======== MATERIAL

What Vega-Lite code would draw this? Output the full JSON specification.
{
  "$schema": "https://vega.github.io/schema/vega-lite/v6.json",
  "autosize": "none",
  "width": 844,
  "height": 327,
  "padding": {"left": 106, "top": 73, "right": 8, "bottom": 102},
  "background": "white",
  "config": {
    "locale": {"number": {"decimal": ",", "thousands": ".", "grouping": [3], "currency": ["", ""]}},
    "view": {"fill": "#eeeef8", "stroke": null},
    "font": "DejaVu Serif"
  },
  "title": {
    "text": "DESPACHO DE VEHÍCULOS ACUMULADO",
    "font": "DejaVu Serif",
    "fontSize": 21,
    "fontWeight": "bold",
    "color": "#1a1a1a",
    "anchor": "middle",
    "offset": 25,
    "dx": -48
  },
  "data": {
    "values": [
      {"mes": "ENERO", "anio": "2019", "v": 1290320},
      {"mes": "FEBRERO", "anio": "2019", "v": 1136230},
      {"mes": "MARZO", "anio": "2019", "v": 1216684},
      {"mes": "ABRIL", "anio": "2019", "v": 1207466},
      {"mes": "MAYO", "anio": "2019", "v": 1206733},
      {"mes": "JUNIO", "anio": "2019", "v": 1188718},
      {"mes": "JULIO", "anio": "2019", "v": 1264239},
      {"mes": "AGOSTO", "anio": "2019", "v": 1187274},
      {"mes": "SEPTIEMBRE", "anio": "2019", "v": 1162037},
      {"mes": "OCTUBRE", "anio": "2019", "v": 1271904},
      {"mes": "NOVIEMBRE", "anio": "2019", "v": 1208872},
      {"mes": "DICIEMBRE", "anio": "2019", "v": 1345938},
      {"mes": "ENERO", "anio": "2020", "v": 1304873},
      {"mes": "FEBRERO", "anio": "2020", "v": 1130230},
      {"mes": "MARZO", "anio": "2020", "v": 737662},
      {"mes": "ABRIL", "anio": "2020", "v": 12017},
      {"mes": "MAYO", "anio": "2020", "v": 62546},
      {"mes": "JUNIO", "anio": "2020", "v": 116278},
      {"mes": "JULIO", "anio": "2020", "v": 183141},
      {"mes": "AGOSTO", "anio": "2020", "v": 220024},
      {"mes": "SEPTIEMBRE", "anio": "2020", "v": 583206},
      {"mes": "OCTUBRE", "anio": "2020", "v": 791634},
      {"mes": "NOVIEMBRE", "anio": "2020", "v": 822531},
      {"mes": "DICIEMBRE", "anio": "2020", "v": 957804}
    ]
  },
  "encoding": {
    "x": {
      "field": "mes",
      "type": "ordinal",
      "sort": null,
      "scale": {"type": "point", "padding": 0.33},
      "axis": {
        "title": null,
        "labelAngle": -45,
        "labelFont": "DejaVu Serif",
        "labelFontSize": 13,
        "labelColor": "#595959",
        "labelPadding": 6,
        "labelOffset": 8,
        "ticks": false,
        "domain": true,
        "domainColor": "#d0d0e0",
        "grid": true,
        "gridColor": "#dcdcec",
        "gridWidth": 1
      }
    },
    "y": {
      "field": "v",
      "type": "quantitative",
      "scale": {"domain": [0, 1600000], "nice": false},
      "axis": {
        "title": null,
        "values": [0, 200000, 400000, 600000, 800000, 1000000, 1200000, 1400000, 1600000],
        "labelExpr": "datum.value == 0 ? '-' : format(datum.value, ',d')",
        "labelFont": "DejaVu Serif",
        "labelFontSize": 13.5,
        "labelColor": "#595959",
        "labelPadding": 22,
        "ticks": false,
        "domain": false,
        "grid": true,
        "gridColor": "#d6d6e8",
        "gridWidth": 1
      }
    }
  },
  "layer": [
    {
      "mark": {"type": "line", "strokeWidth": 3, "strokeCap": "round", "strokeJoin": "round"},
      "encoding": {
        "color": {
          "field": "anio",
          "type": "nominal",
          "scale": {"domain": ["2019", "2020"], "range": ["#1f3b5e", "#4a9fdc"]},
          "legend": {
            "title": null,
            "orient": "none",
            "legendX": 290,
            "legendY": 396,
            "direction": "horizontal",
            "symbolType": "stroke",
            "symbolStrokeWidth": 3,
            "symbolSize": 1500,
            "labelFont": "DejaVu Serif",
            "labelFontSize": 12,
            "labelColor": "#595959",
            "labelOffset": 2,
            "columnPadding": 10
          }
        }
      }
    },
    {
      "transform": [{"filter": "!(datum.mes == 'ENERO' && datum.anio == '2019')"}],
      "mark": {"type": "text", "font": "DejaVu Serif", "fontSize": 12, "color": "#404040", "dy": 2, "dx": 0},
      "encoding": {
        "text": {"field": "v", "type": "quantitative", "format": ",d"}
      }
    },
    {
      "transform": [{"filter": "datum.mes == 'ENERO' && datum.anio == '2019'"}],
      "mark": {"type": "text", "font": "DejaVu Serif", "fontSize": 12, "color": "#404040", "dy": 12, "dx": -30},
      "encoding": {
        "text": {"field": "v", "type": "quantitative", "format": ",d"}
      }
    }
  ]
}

================

All of the data needs to be reproduced exactly, with no line missing.

What Vega-Lite code would draw this? Output the full JSON specification.
{
  "$schema": "https://vega.github.io/schema/vega-lite/v6.json",
  "autosize": "none",
  "width": 844,
  "height": 327,
  "padding": {"left": 106, "top": 73, "right": 8, "bottom": 102},
  "background": "white",
  "config": {
    "locale": {"number": {"decimal": ",", "thousands": ".", "grouping": [3], "currency": ["", ""]}},
    "view": {"fill": "#eeeef8", "stroke": null},
    "font": "DejaVu Serif"
  },
  "title": {
    "text": "DESPACHO DE VEHÍCULOS ACUMULADO",
    "font": "DejaVu Serif",
    "fontSize": 21,
    "fontWeight": "bold",
    "color": "#1a1a1a",
    "anchor": "middle",
    "offset": 25,
    "dx": -48
  },
  "data": {
    "values": [
      {"mes": "ENERO", "anio": "2019", "v": 1290320},
      {"mes": "FEBRERO", "anio": "2019", "v": 1136230},
      {"mes": "MARZO", "anio": "2019", "v": 1216684},
      {"mes": "ABRIL", "anio": "2019", "v": 1207466},
      {"mes": "MAYO", "anio": "2019", "v": 1206733},
      {"mes": "JUNIO", "anio": "2019", "v": 1188718},
      {"mes": "JULIO", "anio": "2019", "v": 1264239},
      {"mes": "AGOSTO", "anio": "2019", "v": 1187274},
      {"mes": "SEPTIEMBRE", "anio": "2019", "v": 1162037},
      {"mes": "OCTUBRE", "anio": "2019", "v": 1271904},
      {"mes": "NOVIEMBRE", "anio": "2019", "v": 1208872},
      {"mes": "DICIEMBRE", "anio": "2019", "v": 1345938},
      {"mes": "ENERO", "anio": "2020", "v": 1304873},
      {"mes": "FEBRERO", "anio": "2020", "v": 1130230},
      {"mes": "MARZO", "anio": "2020", "v": 737662},
      {"mes": "ABRIL", "anio": "2020", "v": 12017},
      {"mes": "MAYO", "anio": "2020", "v": 62546},
      {"mes": "JUNIO", "anio": "2020", "v": 116278},
      {"mes": "JULIO", "anio": "2020", "v": 183141},
      {"mes": "AGOSTO", "anio": "2020", "v": 220024},
      {"mes": "SEPTIEMBRE", "anio": "2020", "v": 583206},
      {"mes": "OCTUBRE", "anio": "2020", "v": 791634},
      {"mes": "NOVIEMBRE", "anio": "2020", "v": 822531},
      {"mes": "DICIEMBRE", "anio": "2020", "v": 957804}
    ]
  },
  "encoding": {
    "x": {
      "field": "mes",
      "type": "ordinal",
      "sort": null,
      "scale": {"type": "point", "padding": 0.33},
      "axis": {
        "title": null,
        "labelAngle": -45,
        "labelFont": "DejaVu Serif",
        "labelFontSize": 13,
        "labelColor": "#595959",
        "labelPadding": 6,
        "labelOffset": 8,
        "ticks": false,
        "domain": true,
        "domainColor": "#d0d0e0",
        "grid": true,
        "gridColor": "#dcdcec",
        "gridWidth": 1
      }
    },
    "y": {
      "field": "v",
      "type": "quantitative",
      "scale": {"domain": [0, 1600000], "nice": false},
      "axis": {
        "title": null,
        "values": [0, 200000, 400000, 600000, 800000, 1000000, 1200000, 1400000, 1600000],
        "labelExpr": "datum.value == 0 ? '-' : format(datum.value, ',d')",
        "labelFont": "DejaVu Serif",
        "labelFontSize": 13.5,
        "labelColor": "#595959",
        "labelPadding": 22,
        "ticks": false,
        "domain": false,
        "grid": true,
        "gridColor": "#d6d6e8",
        "gridWidth": 1
      }
    }
  },
  "layer": [
    {
      "mark": {"type": "line", "strokeWidth": 3, "strokeCap": "round", "strokeJoin": "round"},
      "encoding": {
        "color": {
          "field": "anio",
          "type": "nominal",
          "scale": {"domain": ["2019", "2020"], "range": ["#1f3b5e", "#4a9fdc"]},
          "legend": {
            "title": null,
            "orient": "none",
            "legendX": 290,
            "legendY": 396,
            "direction": "horizontal",
            "symbolType": "stroke",
            "symbolStrokeWidth": 3,
            "symbolSize": 1500,
            "labelFont": "DejaVu Serif",
            "labelFontSize": 12,
            "labelColor": "#595959",
            "labelOffset": 2,
            "columnPadding": 10
          }
        }
      }
    },
    {
      "transform": [{"filter": "!(datum.mes == 'ENERO' && datum.anio == '2019')"}],
      "mark": {"type": "text", "font": "DejaVu Serif", "fontSize": 12, "color": "#404040", "dy": 2, "dx": 0},
      "encoding": {
        "text": {"field": "v", "type": "quantitative", "format": ",d"}
      }
    },
    {
      "transform": [{"filter": "datum.mes == 'ENERO' && datum.anio == '2019'"}],
      "mark": {"type": "text", "font": "DejaVu Serif", "fontSize": 12, "color": "#404040", "dy": 12, "dx": -30},
      "encoding": {
        "text": {"field": "v", "type": "quantitative", "format": ",d"}
      }
    }
  ]
}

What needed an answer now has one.